Horse racing began to become a professional sport during the reign (1702-14) of Queen Anne, when match racing gave way to races involving several horses on which the spectators wagered. Racecourses sprang up all over England, offering increasingly large purses to attract the best horses. These purses in turn made breeding and owning horses for racing profitable. With the rapid expansion of the sport came the need for a central governing authority. In 1750 racing’s elite met at Newmarket to form the Jockey Club, which to this day exercises complete control over English racing. The Jockey Clubwrote complete rules of racing and sanctioned racecourses to conduct meetings under those rules. Standards defining the quality of races soon led to the designation of certain races as the ultimate tests of excellence. Since 1814, five races for three-year-old horses have been designated as “classics.” Three races, open to male horses (colts) and female horses (fillies), make up the English Triple Crown: the 2,000 Guineas, the Epsom Derby (see DERBY, THE), and the St. Leger Stakes. Two races, open to fillies only, are the 1,000 Guineas and the Epsom Oaks. The Jockey Club also took steps to regulate the breeding of racehorses.

James Weatherby, whose family served as accountants to the members of the Jockey Club, was assigned the task of tracing the pedigree, or complete family history, of every horse racing in England. In 1791 the results of his research were published as the Introduction to the General Stud Book. From 1793 to the present, members of the Weatherby family have meticulously recorded the pedigree of every foal born to those racehorses in subsequent volumes of the General Stud Book.

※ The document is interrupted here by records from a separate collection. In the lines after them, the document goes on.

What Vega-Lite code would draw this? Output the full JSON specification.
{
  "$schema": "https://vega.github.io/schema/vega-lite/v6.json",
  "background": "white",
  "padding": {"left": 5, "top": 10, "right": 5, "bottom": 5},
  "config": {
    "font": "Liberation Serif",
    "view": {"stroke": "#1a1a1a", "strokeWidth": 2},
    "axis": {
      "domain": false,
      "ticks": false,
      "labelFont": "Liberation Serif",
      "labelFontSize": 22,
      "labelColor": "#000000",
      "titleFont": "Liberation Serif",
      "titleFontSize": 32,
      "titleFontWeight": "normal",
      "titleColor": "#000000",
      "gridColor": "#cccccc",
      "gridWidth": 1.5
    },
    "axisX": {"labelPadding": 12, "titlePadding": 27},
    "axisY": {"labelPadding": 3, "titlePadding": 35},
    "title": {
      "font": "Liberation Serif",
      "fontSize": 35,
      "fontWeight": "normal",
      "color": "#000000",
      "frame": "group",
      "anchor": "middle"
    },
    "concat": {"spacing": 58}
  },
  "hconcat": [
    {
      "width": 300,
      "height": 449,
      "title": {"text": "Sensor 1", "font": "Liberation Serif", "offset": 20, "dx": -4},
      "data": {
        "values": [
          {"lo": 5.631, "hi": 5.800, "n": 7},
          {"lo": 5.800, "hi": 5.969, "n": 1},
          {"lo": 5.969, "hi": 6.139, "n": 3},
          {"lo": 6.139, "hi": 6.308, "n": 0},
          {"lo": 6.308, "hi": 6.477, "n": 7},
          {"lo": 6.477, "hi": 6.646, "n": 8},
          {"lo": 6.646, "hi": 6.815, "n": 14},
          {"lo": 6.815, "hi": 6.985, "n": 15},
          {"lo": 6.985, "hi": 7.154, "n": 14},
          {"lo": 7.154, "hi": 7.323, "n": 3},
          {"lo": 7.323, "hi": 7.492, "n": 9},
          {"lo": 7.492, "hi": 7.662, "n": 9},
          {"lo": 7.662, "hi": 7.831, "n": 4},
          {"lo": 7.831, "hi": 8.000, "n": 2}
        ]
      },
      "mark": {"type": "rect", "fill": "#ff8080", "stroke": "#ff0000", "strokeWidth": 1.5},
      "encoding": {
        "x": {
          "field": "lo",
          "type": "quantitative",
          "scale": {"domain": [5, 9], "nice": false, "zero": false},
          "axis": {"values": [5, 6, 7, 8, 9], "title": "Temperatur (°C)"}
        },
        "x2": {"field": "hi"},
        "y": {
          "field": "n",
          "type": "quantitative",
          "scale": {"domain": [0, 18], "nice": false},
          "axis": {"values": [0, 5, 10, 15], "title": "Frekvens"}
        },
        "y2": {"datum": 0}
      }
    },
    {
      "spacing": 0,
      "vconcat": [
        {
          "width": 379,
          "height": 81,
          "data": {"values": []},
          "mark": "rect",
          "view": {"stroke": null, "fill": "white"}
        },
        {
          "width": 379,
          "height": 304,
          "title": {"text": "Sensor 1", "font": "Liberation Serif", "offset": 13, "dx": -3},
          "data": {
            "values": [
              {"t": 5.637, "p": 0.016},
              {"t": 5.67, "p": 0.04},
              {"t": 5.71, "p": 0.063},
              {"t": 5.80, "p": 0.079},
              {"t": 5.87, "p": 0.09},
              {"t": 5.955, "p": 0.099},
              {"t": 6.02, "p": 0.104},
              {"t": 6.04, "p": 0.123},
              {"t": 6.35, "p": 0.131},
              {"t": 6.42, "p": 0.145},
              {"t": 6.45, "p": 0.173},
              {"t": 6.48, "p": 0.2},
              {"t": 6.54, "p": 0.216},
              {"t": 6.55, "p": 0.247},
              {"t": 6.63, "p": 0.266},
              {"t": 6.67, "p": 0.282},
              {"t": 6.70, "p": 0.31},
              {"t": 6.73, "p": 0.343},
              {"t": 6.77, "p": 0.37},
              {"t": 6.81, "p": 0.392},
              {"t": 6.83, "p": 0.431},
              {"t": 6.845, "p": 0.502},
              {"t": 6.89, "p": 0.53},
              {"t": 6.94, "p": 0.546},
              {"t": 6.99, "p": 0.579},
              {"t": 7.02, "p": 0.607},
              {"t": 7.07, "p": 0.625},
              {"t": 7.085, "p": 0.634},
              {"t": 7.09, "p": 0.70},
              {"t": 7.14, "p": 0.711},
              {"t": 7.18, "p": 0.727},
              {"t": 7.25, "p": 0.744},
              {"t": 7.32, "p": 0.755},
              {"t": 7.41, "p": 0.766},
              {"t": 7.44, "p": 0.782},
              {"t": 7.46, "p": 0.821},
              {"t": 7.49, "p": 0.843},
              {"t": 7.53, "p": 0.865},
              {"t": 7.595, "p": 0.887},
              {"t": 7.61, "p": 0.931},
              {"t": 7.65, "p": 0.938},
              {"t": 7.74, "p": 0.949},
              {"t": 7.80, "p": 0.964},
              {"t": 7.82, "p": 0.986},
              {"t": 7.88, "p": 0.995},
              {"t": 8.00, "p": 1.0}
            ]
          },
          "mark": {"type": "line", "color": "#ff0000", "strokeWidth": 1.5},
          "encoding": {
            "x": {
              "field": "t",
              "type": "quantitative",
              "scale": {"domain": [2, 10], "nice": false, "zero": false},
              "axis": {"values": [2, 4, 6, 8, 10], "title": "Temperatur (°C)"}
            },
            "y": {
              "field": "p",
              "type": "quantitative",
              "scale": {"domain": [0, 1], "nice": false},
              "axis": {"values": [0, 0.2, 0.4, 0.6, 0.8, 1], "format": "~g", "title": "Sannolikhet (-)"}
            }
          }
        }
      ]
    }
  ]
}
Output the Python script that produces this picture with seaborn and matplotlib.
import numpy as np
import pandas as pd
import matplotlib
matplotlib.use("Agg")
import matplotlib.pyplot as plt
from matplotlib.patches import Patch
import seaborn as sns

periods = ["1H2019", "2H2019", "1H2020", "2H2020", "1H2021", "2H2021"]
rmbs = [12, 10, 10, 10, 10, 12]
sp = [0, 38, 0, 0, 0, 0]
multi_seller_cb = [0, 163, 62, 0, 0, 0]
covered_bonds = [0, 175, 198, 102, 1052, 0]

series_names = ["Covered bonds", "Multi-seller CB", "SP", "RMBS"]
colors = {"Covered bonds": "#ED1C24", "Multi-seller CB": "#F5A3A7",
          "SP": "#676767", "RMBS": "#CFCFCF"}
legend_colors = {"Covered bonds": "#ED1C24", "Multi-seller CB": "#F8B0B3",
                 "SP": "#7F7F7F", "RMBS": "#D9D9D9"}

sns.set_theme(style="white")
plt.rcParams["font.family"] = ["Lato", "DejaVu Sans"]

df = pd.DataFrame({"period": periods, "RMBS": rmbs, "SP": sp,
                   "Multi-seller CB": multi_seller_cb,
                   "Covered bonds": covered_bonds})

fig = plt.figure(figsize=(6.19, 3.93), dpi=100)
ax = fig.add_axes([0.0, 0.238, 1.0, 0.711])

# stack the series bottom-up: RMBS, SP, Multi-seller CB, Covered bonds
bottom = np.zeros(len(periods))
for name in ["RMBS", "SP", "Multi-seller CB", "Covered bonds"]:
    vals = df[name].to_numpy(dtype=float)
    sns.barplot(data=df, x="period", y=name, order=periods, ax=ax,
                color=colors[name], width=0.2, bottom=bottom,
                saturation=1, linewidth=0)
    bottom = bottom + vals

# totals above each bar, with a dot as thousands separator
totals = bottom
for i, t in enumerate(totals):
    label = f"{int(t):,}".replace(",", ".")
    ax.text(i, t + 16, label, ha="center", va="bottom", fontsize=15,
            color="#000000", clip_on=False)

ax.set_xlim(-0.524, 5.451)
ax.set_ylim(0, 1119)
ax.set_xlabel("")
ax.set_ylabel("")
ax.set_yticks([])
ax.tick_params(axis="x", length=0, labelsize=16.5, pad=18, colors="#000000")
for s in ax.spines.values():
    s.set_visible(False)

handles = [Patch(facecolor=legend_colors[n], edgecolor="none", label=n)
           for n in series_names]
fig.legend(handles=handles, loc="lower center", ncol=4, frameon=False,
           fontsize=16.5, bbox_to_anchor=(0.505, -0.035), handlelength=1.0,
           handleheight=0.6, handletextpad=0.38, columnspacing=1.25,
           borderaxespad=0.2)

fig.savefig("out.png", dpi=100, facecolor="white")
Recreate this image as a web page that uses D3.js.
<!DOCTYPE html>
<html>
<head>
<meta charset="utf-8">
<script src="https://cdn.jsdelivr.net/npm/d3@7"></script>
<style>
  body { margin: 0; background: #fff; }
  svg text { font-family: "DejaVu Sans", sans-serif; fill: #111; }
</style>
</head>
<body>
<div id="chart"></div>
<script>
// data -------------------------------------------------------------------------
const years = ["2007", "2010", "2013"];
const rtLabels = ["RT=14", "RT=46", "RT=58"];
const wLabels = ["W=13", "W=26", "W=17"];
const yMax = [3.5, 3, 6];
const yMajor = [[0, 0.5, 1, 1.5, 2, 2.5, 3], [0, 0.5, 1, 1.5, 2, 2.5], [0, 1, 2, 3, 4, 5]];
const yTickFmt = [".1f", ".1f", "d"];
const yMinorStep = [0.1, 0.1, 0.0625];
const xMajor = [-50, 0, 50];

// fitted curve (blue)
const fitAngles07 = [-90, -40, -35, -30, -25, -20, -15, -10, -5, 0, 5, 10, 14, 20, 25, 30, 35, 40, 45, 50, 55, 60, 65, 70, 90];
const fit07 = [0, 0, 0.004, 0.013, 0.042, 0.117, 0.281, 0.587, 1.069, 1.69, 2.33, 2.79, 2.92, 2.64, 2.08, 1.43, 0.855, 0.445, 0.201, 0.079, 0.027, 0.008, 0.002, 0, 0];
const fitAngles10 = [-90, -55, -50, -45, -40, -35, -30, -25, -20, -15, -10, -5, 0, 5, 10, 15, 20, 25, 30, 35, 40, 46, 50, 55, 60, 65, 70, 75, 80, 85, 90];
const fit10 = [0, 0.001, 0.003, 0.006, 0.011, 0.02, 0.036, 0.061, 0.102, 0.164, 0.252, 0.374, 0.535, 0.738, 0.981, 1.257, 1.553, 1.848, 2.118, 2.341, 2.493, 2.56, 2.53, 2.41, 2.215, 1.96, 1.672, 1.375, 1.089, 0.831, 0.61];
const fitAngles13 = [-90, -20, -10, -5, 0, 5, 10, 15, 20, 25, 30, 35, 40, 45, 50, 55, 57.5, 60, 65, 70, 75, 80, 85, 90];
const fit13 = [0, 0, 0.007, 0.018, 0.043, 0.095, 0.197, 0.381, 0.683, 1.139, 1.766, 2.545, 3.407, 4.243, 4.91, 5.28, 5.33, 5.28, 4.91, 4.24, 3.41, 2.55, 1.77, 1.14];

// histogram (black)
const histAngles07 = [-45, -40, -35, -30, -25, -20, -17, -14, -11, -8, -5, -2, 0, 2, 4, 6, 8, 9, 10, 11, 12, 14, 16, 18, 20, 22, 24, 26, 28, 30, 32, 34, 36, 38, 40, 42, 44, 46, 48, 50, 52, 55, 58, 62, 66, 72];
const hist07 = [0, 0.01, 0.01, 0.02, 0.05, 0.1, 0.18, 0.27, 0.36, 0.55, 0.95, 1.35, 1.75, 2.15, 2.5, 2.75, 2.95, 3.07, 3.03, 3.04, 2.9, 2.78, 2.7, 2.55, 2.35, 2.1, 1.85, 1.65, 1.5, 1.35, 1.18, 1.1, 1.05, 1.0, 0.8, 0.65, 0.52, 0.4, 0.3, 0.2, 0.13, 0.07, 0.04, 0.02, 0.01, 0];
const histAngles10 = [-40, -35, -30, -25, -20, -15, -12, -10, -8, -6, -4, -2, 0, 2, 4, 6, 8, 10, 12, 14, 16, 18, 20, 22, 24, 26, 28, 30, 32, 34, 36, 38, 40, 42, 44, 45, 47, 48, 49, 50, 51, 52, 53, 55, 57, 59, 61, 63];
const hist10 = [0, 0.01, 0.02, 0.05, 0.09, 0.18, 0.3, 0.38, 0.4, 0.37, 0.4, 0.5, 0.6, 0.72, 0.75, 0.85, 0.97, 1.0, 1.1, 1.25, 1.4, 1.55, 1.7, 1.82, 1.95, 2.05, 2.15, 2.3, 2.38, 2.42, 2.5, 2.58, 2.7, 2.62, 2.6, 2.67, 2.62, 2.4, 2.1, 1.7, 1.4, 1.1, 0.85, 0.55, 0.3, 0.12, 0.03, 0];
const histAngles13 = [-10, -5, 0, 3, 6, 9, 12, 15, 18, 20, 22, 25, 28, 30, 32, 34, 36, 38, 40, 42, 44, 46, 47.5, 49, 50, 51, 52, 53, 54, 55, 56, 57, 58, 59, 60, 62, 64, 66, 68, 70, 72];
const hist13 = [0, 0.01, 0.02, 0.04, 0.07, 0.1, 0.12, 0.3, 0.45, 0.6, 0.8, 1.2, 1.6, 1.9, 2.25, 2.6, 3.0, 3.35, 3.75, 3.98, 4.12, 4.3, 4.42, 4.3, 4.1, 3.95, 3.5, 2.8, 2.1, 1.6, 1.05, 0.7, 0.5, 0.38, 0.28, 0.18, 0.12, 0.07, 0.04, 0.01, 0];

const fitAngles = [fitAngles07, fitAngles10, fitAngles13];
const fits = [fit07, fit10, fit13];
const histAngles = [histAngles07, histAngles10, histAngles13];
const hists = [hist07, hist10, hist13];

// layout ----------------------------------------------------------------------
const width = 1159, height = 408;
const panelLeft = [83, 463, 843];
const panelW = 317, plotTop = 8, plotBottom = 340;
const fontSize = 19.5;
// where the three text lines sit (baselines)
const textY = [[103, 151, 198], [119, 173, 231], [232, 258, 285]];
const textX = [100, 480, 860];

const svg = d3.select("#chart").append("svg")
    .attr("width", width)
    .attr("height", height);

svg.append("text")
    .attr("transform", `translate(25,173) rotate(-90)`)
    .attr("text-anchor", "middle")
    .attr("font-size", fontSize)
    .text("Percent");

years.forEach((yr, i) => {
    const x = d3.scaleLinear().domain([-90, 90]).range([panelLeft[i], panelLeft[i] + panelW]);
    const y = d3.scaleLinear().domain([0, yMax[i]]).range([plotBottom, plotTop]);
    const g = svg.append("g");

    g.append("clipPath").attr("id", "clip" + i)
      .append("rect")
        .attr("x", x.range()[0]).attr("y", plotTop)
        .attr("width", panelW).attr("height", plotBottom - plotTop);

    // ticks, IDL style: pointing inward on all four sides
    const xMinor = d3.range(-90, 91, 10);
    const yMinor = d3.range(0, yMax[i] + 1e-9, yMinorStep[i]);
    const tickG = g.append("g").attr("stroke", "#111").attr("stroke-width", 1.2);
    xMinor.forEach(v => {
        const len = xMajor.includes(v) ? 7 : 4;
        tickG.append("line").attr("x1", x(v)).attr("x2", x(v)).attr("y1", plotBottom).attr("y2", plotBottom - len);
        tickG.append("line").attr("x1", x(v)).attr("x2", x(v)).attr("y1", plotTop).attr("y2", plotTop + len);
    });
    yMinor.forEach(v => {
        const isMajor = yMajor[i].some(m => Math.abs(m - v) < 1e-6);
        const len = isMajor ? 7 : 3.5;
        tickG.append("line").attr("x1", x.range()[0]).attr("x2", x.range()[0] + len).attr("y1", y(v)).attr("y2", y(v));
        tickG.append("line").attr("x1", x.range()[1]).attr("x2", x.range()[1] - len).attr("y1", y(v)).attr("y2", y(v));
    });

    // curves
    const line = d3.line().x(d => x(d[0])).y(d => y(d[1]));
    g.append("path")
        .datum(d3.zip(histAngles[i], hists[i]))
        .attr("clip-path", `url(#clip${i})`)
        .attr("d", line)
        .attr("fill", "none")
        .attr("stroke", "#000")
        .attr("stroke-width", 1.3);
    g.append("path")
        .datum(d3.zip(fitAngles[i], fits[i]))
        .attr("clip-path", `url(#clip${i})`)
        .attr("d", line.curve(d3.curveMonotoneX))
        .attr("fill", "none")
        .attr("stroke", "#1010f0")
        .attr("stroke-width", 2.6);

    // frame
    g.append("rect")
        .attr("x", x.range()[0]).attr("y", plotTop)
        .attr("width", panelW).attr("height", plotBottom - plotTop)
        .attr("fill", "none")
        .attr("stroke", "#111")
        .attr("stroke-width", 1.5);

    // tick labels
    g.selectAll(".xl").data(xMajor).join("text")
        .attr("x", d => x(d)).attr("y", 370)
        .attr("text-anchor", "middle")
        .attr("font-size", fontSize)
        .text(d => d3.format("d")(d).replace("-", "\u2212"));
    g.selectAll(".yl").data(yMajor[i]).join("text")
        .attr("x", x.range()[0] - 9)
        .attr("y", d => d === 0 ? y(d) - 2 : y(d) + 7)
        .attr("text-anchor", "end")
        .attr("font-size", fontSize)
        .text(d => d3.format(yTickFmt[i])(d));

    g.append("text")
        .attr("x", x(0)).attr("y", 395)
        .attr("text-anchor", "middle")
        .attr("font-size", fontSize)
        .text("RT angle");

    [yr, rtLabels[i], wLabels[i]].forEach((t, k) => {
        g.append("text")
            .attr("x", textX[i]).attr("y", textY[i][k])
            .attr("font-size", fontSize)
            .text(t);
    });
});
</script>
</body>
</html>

By the early 1800s the only horses that could be called “Thoroughbreds” and allowed to race were those descended from horses listed in the General Stud Book. Thoroughbreds are so inbred that the pedigree of every single animal can be traced back father-to-father to one of three stallions, called the “foundation sires.” These stallions were the Byerley Turk, foaled c.1679; the Darley Arabian, foaled c.1700; and the Godolphin Arabian, foaled c.1724.

The British settlers brought horses and horse racing with them to the New World, with the first racetrack laid out on Long Island as early as 1665. Although the sport became a popular local pastime, the development of organized racing did not arrive until after the Civil War. (The American Stud Book was begun in 1868.) For the next several decades, with the rapid rise of an industrial economy, gambling on racehorses, and therefore horse racing itself, grew explosively; by 1890, 314 tracks were operating across the country. The rapid growth of the sport without any central governing authority led to the domination of many tracks by criminal elements. In 1894 the nation’s most prominent track and stable owners met in New York to form an American Jockey Club, modeled on the English, which soon ruled racing with an iron hand and eliminated much of the corruption.